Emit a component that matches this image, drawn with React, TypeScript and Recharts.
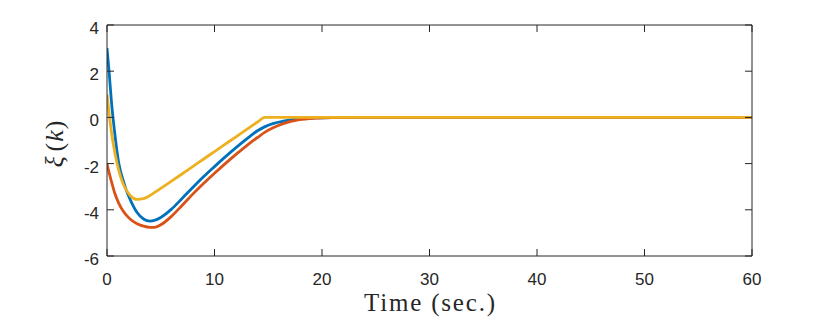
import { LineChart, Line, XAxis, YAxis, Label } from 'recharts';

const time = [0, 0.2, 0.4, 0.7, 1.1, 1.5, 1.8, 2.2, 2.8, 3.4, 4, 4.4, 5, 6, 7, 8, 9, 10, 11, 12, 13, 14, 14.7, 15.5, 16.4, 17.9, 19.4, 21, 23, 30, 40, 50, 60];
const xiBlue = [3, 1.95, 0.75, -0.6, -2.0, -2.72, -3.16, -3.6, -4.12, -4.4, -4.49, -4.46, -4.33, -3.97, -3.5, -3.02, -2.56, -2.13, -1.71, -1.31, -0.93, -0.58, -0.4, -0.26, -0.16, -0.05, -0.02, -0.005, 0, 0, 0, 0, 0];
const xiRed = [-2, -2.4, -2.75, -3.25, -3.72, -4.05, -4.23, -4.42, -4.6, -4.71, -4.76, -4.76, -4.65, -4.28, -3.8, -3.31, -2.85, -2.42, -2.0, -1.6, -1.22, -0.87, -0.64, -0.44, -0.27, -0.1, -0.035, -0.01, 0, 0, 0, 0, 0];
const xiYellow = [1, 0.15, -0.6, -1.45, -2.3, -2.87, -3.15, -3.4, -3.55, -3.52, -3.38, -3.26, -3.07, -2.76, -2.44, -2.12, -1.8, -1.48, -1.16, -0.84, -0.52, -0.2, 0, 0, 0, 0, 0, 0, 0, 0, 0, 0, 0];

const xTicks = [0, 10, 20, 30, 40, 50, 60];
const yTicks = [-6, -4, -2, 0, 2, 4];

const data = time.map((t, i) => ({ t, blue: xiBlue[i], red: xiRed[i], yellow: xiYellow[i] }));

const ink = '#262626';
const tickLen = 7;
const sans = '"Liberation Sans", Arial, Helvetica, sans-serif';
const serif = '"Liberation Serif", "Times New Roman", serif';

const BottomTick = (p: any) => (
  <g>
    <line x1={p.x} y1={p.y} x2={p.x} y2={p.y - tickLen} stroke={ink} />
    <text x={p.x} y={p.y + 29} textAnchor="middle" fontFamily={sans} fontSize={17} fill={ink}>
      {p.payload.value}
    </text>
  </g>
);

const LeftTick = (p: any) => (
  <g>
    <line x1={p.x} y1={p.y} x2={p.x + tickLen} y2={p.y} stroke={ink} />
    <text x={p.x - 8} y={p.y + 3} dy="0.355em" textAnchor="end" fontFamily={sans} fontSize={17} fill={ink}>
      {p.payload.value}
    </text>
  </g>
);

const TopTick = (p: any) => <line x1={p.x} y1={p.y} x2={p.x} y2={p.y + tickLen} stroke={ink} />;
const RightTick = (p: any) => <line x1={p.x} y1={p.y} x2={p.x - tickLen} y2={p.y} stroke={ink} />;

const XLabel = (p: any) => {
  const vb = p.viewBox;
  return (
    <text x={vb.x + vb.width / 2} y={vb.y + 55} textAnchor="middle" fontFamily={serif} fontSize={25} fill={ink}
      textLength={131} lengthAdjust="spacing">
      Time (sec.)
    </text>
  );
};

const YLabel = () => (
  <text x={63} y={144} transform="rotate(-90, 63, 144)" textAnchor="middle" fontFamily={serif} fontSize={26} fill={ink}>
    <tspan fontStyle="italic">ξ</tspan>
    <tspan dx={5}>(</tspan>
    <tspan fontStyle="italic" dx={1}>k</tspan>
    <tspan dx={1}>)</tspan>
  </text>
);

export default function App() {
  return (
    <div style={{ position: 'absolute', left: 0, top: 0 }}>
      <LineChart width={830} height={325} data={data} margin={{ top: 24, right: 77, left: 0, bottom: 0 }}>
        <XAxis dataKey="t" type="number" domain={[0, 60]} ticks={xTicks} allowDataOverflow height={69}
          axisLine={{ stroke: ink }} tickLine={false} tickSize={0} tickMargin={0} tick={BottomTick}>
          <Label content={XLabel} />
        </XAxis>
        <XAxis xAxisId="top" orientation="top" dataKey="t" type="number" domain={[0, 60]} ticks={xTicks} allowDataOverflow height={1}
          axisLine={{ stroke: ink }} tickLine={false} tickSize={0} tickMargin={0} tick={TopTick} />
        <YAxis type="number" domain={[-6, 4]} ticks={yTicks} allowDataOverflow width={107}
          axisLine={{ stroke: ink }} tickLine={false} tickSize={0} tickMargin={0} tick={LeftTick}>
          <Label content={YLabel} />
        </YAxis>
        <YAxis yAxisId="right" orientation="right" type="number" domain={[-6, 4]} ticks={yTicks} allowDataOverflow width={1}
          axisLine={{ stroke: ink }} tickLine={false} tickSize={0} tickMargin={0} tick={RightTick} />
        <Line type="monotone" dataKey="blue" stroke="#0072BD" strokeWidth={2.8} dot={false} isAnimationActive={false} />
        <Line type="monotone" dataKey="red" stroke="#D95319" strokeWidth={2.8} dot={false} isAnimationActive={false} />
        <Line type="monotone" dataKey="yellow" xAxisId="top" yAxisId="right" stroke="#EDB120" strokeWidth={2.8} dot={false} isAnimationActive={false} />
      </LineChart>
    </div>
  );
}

Goal: Return only the lines running from the top of the data to the line that holds "XAxis, YAxis, Label". Include both of those lines, but skip the pictures.

Solution to this problem:
Emit a component that matches this image, drawn with React, TypeScript and Recharts.
import { LineChart, Line, XAxis, YAxis, Label } from 'recharts';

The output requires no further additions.